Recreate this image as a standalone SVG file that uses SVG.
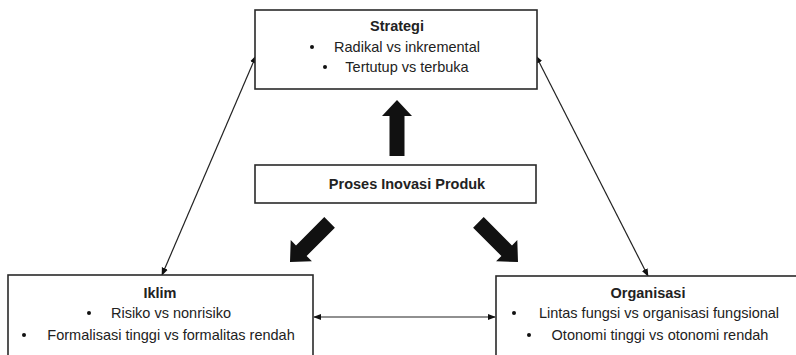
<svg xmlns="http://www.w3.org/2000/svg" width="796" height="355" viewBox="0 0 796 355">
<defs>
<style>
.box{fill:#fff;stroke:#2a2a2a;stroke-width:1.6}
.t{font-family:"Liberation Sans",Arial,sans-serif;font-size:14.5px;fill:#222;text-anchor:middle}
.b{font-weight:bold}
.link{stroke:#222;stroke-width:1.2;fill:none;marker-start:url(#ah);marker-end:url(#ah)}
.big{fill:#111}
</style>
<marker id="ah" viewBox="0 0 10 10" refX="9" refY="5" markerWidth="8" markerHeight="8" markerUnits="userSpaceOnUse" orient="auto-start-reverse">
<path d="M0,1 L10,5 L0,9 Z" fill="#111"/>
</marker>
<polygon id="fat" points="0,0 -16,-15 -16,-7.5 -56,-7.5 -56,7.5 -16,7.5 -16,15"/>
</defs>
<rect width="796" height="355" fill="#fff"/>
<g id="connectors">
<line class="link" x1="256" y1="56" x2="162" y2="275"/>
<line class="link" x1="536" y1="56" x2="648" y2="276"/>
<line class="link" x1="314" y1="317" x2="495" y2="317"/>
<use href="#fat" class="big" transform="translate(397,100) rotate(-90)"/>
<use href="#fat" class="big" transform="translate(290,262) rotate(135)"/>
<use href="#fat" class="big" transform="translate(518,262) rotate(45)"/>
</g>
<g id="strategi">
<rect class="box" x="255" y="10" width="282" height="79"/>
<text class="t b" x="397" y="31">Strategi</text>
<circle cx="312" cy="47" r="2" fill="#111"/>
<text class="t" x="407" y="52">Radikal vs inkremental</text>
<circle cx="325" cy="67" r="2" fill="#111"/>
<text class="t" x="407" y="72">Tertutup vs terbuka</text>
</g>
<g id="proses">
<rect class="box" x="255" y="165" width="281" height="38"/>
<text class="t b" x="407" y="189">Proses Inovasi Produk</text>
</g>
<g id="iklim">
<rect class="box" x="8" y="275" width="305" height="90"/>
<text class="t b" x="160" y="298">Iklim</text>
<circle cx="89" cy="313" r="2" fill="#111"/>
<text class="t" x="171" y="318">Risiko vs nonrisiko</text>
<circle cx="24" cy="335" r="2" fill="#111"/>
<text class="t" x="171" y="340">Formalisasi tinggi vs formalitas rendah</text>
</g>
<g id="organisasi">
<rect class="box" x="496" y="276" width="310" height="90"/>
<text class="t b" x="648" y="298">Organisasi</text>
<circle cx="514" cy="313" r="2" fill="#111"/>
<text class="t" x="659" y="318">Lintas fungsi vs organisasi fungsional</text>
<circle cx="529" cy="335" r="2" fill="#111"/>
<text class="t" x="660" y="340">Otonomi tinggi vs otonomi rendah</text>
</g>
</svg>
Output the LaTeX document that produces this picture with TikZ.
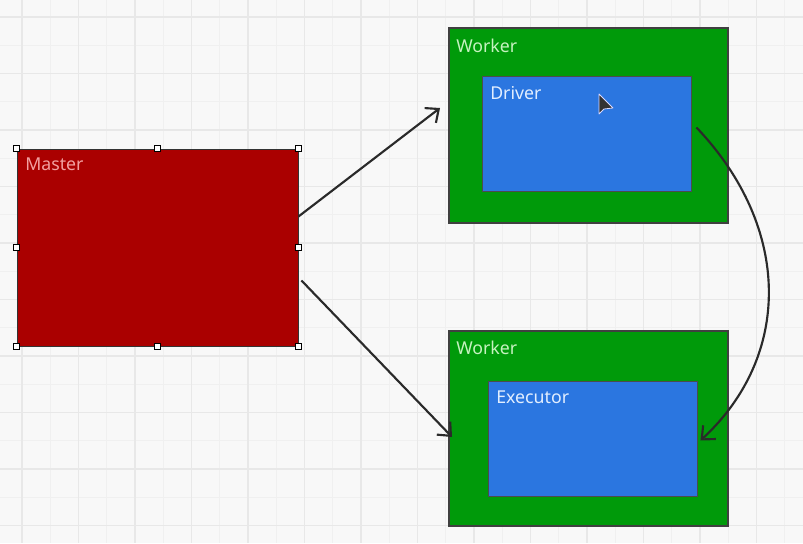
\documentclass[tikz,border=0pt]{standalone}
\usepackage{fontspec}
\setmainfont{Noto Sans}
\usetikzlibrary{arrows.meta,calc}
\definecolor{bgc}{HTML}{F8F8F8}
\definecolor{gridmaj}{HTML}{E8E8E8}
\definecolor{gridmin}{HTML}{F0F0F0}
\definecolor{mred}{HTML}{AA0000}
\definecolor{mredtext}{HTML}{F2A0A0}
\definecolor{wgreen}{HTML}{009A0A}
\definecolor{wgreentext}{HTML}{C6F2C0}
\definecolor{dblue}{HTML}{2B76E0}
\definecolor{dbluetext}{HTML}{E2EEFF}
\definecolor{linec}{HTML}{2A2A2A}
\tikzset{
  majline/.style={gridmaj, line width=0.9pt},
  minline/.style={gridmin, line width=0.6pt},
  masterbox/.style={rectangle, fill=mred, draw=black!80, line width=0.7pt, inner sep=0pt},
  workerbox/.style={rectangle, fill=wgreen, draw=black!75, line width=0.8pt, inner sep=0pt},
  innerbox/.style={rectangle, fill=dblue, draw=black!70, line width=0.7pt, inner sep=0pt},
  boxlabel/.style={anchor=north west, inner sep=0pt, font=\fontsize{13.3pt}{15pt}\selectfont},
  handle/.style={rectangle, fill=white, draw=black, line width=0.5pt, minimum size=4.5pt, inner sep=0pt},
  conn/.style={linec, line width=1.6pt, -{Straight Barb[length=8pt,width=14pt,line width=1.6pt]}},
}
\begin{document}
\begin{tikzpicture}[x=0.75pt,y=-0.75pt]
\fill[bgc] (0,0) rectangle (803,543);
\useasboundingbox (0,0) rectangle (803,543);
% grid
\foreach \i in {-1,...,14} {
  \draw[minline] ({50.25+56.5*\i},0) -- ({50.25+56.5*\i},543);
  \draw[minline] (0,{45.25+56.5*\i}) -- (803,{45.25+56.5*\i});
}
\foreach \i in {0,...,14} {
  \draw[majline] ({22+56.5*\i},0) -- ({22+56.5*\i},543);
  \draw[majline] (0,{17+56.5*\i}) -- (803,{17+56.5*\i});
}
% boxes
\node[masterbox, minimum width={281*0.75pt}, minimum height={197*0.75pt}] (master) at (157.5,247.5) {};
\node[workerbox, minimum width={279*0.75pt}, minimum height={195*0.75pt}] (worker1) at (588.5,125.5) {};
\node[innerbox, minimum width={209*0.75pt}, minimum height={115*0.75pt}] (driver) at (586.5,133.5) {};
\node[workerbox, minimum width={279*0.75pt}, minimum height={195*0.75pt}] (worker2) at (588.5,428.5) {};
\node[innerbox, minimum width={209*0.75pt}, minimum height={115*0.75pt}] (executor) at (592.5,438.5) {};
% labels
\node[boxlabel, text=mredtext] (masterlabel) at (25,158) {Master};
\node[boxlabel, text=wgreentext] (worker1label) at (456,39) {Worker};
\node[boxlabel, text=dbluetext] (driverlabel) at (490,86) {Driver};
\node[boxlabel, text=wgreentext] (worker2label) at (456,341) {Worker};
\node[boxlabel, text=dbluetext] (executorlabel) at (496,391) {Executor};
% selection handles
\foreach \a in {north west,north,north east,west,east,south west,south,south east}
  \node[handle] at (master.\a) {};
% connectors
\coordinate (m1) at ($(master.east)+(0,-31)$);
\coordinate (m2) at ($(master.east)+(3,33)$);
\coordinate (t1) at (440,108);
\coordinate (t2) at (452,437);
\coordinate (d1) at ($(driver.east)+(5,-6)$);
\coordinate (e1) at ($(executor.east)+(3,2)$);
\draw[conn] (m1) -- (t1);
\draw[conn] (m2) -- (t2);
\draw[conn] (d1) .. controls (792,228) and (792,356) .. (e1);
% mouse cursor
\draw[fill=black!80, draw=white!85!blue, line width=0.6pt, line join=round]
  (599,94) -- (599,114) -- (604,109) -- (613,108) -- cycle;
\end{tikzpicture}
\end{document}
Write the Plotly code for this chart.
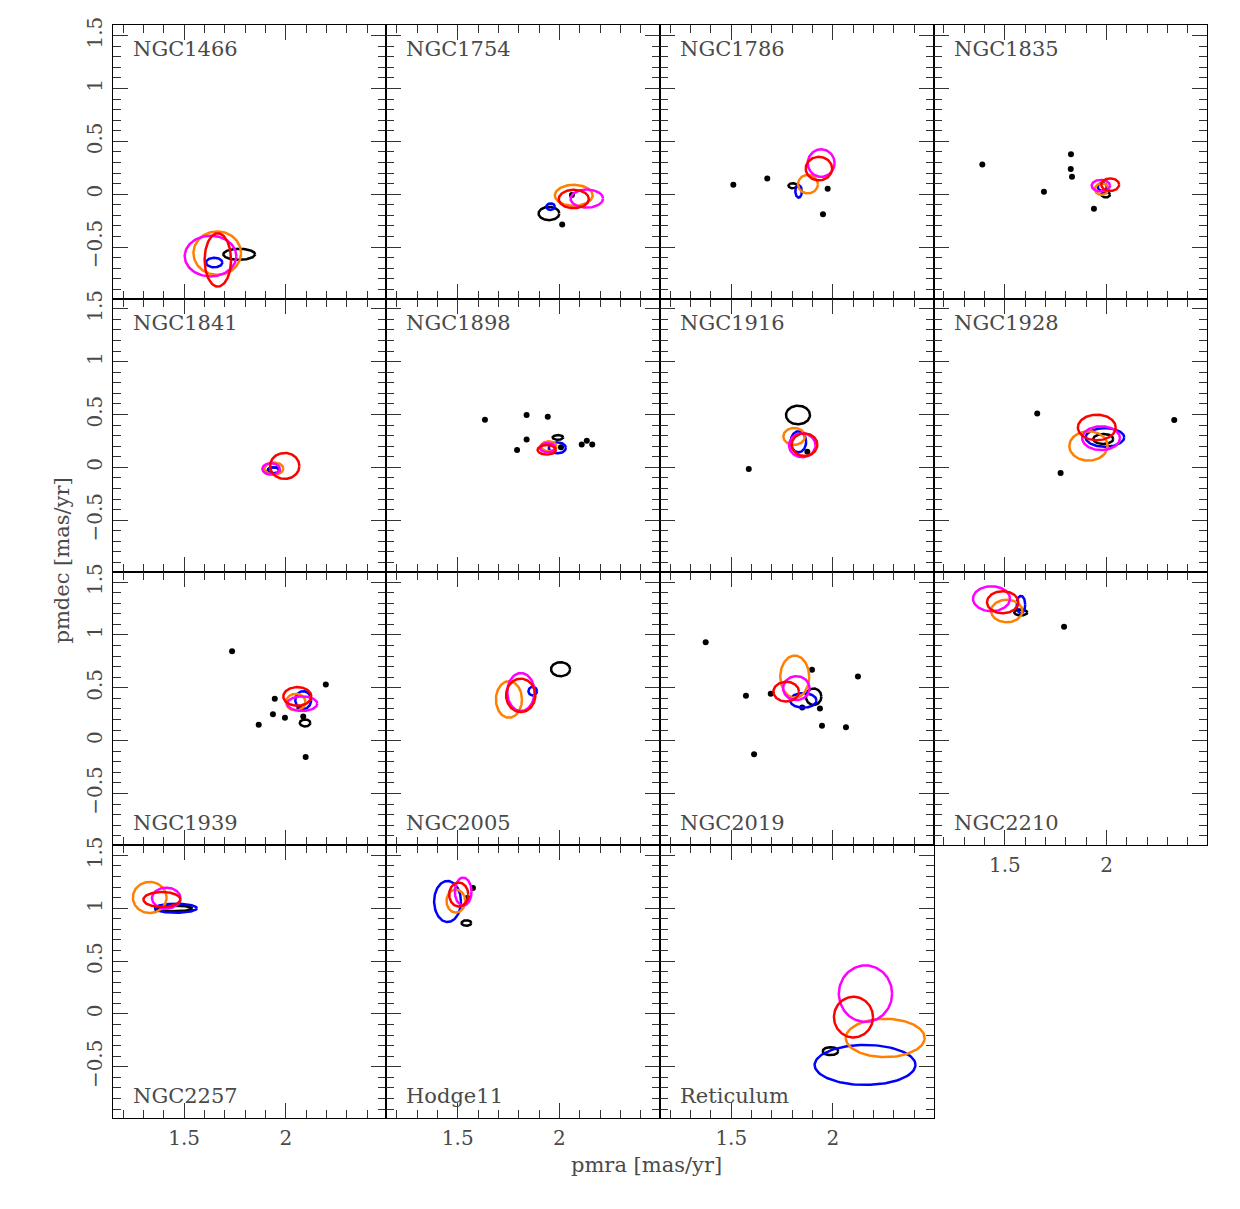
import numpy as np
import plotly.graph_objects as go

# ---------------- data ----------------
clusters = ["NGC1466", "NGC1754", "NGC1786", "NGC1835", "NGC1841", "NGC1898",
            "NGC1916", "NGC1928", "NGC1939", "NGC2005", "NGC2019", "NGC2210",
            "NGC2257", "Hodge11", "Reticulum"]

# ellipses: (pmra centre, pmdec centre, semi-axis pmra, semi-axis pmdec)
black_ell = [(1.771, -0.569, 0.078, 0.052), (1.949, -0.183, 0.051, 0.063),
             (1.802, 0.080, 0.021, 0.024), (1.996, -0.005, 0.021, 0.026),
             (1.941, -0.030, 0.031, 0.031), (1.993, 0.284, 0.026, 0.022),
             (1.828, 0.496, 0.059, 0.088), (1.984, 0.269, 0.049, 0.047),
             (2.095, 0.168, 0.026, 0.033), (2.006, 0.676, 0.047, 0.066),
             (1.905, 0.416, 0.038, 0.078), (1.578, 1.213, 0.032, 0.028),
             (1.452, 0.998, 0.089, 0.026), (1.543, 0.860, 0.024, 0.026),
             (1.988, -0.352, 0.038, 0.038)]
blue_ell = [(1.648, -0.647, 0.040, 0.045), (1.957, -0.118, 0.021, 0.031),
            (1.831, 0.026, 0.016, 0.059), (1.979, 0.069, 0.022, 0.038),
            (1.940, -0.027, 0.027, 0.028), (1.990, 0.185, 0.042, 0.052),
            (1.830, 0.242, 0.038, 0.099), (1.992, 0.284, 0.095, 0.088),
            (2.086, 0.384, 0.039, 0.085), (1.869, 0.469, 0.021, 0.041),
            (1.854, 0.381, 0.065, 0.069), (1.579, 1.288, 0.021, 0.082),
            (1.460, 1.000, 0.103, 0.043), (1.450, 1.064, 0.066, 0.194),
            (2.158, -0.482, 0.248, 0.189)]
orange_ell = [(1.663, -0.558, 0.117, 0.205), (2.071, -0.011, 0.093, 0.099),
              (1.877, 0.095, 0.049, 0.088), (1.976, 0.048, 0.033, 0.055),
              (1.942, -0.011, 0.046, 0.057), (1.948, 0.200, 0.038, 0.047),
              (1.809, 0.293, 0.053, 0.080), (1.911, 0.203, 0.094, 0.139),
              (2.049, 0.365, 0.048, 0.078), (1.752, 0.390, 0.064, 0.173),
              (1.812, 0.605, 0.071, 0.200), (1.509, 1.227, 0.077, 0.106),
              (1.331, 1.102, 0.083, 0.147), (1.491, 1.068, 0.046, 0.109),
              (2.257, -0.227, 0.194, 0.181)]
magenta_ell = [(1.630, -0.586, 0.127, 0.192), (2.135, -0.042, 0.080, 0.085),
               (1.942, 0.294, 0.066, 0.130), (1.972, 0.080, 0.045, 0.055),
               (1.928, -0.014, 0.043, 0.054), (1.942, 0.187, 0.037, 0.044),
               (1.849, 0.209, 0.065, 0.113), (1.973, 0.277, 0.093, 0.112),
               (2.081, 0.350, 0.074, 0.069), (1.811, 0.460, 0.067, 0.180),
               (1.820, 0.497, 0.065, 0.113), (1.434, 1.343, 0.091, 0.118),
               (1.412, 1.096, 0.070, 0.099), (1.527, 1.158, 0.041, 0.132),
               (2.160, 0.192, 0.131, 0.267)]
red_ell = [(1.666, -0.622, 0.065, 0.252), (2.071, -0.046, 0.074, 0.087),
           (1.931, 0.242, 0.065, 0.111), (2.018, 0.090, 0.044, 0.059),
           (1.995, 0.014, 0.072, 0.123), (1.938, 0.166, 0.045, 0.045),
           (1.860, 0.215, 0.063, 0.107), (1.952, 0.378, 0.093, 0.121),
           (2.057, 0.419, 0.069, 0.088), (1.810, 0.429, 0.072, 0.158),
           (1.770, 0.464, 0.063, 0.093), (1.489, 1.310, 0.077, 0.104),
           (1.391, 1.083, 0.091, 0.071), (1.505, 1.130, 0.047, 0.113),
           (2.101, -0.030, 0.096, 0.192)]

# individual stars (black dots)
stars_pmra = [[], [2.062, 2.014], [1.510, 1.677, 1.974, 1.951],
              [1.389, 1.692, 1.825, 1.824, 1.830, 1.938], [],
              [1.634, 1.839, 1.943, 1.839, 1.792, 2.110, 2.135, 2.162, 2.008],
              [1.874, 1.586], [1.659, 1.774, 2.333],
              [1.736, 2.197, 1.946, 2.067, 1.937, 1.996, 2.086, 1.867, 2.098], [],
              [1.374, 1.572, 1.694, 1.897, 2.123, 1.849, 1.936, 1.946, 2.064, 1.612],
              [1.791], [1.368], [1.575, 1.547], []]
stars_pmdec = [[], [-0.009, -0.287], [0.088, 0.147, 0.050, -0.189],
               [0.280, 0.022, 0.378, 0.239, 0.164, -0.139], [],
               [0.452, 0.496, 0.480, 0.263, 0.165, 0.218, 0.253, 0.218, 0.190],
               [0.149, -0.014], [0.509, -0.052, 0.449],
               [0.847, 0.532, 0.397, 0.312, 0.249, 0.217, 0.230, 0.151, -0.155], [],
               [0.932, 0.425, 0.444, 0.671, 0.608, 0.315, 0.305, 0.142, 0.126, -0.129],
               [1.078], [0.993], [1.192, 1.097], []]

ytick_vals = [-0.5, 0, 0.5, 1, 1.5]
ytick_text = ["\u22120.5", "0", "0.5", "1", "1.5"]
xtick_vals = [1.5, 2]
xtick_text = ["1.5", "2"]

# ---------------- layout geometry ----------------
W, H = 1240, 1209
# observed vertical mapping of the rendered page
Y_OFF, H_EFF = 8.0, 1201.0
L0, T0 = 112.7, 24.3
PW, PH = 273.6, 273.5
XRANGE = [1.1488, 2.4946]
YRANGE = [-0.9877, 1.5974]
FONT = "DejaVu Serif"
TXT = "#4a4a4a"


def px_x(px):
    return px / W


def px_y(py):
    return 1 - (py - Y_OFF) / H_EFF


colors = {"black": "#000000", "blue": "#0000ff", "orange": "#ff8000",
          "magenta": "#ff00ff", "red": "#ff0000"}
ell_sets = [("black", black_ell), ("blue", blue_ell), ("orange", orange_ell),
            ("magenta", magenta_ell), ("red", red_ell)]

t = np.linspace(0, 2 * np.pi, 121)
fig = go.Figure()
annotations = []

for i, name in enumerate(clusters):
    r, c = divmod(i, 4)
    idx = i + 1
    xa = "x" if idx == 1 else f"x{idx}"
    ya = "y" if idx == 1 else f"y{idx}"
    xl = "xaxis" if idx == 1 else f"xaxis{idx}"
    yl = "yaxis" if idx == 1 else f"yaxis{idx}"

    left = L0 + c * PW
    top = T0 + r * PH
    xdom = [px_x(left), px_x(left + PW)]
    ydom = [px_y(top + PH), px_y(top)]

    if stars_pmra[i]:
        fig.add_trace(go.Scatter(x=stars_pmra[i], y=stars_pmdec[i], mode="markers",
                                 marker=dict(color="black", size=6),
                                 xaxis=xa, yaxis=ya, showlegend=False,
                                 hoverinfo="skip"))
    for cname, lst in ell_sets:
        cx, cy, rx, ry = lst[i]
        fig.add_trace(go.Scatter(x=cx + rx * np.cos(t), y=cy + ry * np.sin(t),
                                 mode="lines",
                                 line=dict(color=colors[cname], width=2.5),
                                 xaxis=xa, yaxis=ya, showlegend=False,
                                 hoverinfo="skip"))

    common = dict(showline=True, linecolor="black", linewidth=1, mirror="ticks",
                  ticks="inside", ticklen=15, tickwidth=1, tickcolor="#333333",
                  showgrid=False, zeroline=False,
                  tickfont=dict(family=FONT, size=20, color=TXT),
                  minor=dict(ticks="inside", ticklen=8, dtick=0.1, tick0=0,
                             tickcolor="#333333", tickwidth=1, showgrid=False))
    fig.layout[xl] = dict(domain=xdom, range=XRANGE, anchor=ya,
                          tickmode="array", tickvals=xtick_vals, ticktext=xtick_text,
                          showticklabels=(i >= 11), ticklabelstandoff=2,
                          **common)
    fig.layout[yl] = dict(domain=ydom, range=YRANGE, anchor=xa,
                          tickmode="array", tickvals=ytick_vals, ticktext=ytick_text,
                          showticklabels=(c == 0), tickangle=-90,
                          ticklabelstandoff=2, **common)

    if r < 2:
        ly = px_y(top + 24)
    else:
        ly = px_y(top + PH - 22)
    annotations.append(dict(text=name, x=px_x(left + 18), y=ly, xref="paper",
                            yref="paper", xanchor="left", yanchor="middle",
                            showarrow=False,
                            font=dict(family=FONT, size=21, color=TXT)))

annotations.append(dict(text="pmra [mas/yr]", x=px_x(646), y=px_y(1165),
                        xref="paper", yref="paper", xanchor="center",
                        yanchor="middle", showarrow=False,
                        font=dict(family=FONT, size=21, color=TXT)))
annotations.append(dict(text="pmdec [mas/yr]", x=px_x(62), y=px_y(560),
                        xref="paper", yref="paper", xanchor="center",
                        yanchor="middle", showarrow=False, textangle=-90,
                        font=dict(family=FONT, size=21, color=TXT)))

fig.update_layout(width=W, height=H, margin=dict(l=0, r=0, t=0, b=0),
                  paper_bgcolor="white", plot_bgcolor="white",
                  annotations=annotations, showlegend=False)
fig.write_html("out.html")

DIRECTIVE - Using the listing above, return all lines where the word "standalone" occurs.

EXERCISE SOLUTION -
Recreate this image as a standalone SVG file that uses SVG.
\documentclass[tikz,border=0pt]{standalone}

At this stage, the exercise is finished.